*** DATA EXCERPT

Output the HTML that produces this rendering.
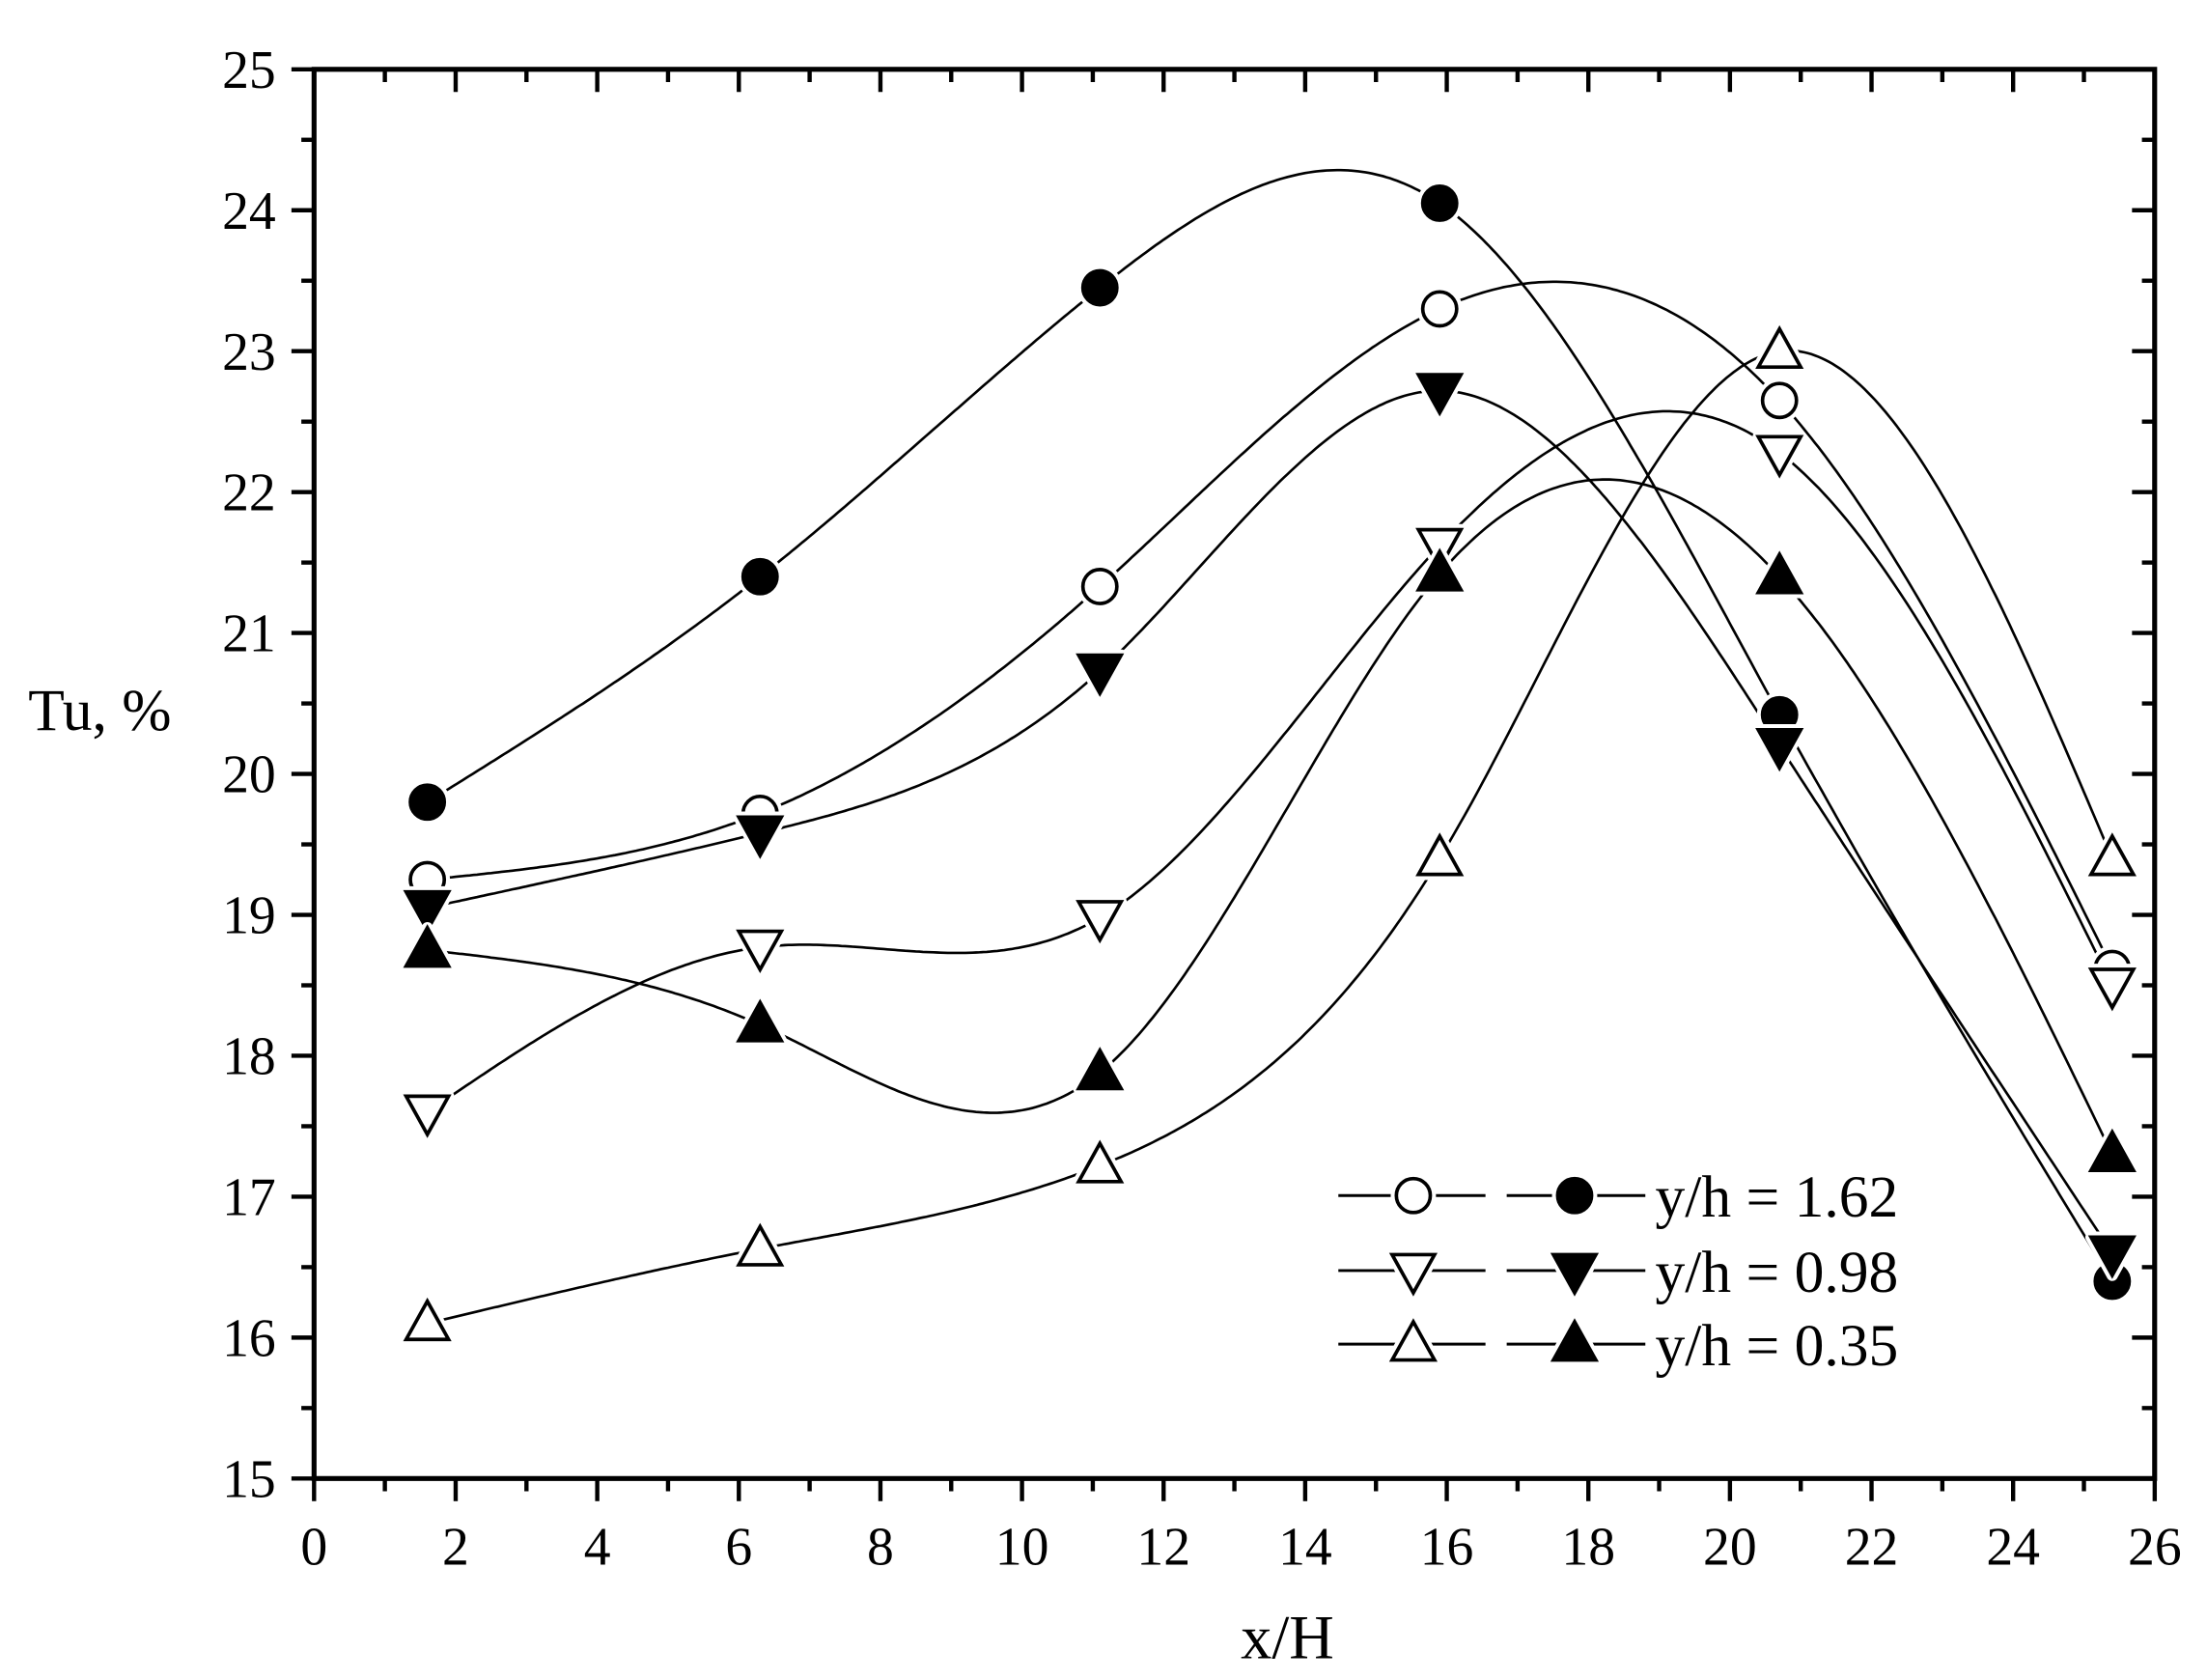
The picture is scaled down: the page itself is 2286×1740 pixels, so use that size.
<!DOCTYPE html>
<html><head><meta charset="utf-8"><style>
html,body{margin:0;padding:0;background:#fff}
svg{display:block}
text{font-family:"Liberation Serif",serif;fill:#000}
</style></head><body>
<svg id="s" width="2286" height="1740" viewBox="0 0 1560 1187.4" xmlns="http://www.w3.org/2000/svg"></svg>
<script>
const S=document.getElementById('s');let h='';
const X=v=>222+50.04*v, Y=v=>1045-99.6*(v-15);
h+=`<rect x="222" y="49" width="1301" height="996" fill="none" stroke="#000" stroke-width="3.5"/>`;
for(let v=0;v<=26;v++){const x=X(v),M=v%2==0,L=M?16:9;
 h+=`<line x1="${x}" y1="1045" x2="${x}" y2="${1045+L}" stroke="#000" stroke-width="3"/>`;
 h+=`<line x1="${x}" y1="49" x2="${x}" y2="${49+L}" stroke="#000" stroke-width="3"/>`;
 if(M)h+=`<text x="${x}" y="1106" font-size="38" text-anchor="middle">${v}</text>`;}
for(let k=0;k<=20;k++){const v=15+k/2,y=Y(v),M=k%2==0,L=M?16:9;
 h+=`<line x1="222" y1="${y}" x2="${222-L}" y2="${y}" stroke="#000" stroke-width="3"/>`;
 h+=`<line x1="1523" y1="${y}" x2="${1523-L}" y2="${y}" stroke="#000" stroke-width="3"/>`;
 if(M)h+=`<text x="195" y="${y+13}" font-size="38" text-anchor="end">${v}</text>`;}
h+=`<text x="20" y="516" font-size="42">Tu, %</text>`;
h+=`<text x="910" y="1172" font-size="44" text-anchor="middle">x/H</text>`;
const xs=[1.6,6.3,11.1,15.9,20.7,25.4];
const D=[
 ['fc',[19.8,21.4,23.45,24.05,20.42,16.4]],
 ['oc',[19.25,19.72,21.33,23.3,22.65,18.62]],
 ['fd',[19.05,19.58,20.73,22.72,20.2,16.6]],
 ['od',[17.6,18.77,18.98,21.62,22.28,18.5]],
 ['fu',[18.75,18.22,17.88,21.42,21.4,17.3]],
 ['ou',[16.1,16.63,17.22,19.4,23.0,19.4]]];
function spline(x,y){const n=x.length,M=new Array(n).fill(0);
 const hh=[];for(let i=0;i<n-1;i++)hh.push(x[i+1]-x[i]);
 const A=[],B=[],C=[],R=[];
 for(let i=1;i<n-1;i++){A.push(hh[i-1]);B.push(2*(hh[i-1]+hh[i]));C.push(hh[i]);R.push(6*((y[i+1]-y[i])/hh[i]-(y[i]-y[i-1])/hh[i-1]));}
 const m=B.length;for(let i=1;i<m;i++){const w=A[i]/B[i-1];B[i]-=w*C[i-1];R[i]-=w*R[i-1];}
 const z=new Array(m);z[m-1]=R[m-1]/B[m-1];for(let i=m-2;i>=0;i--)z[i]=(R[i]-C[i]*z[i+1])/B[i];
 for(let i=0;i<m;i++)M[i+1]=z[i];
 return t=>{let i=0;while(i<n-2&&t>x[i+1])i++;const H=hh[i],u=x[i+1]-t,v=t-x[i];
  return M[i]*u*u*u/(6*H)+M[i+1]*v*v*v/(6*H)+(y[i]/H-M[i]*H/6)*u+(y[i+1]/H-M[i+1]*H/6)*v;};}
function mk(t,x,y,r){const f=t[0]=='f'?'#000':'#fff',s=t[1];
 if(s=='c')return `<circle cx="${x}" cy="${y}" r="${r}" fill="#fff" stroke="#fff" stroke-width="8"/><circle cx="${x}" cy="${y}" r="${r}" fill="${f}" stroke="#000" stroke-width="2.5"/>`;
 const k=r*1.25;let p;
 if(s=='d')p=`${x-k},${y-k*0.75} ${x+k},${y-k*0.75} ${x},${y+k*1.05}`;
 else p=`${x-k},${y+k*0.75} ${x+k},${y+k*0.75} ${x},${y-k*1.05}`;
 return `<polygon points="${p}" fill="#fff" stroke="#fff" stroke-width="8" stroke-linejoin="round"/><polygon points="${p}" fill="${f}" stroke="#000" stroke-width="2.5"/>`;}
let mh='';
for(const [t,ys] of D){const f=spline(xs,ys);let p='';
 for(let v=xs[0];v<=xs[5]+1e-6;v+=0.05)p+=(p?'L':'M')+X(v).toFixed(1)+','+Y(f(v)).toFixed(1);
 h+=`<path d="${p}" fill="none" stroke="#000" stroke-width="1.8"/>`;
 xs.forEach((v,i)=>mh+=mk(t,X(v),Y(ys[i]),12));}
h+=mh;
const L=[[845,'c','1.62'],[898,'d','0.98'],[950,'u','0.35']];
for(const [y,s,l] of L){
 h+=`<line x1="946" y1="${y}" x2="1050" y2="${y}" stroke="#000" stroke-width="2"/>`;
 h+=`<line x1="1065" y1="${y}" x2="1163" y2="${y}" stroke="#000" stroke-width="2"/>`;
 h+=mk('o'+s,999,y,12)+mk('f'+s,1113,y,12);
 h+=`<text x="1170" y="${y+15}" font-size="42">y/h = ${l}</text>`;}
S.innerHTML=h;
</script>
</body></html>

******

EXERCISE INSTRUCTIONS.
Locate the string "that" in the listing above and copy every line where it occurs.

CORRECT OUTPUT.
Output the HTML that produces this rendering.
The picture is scaled down: the page itself is 2286×1740 pixels, so use that size.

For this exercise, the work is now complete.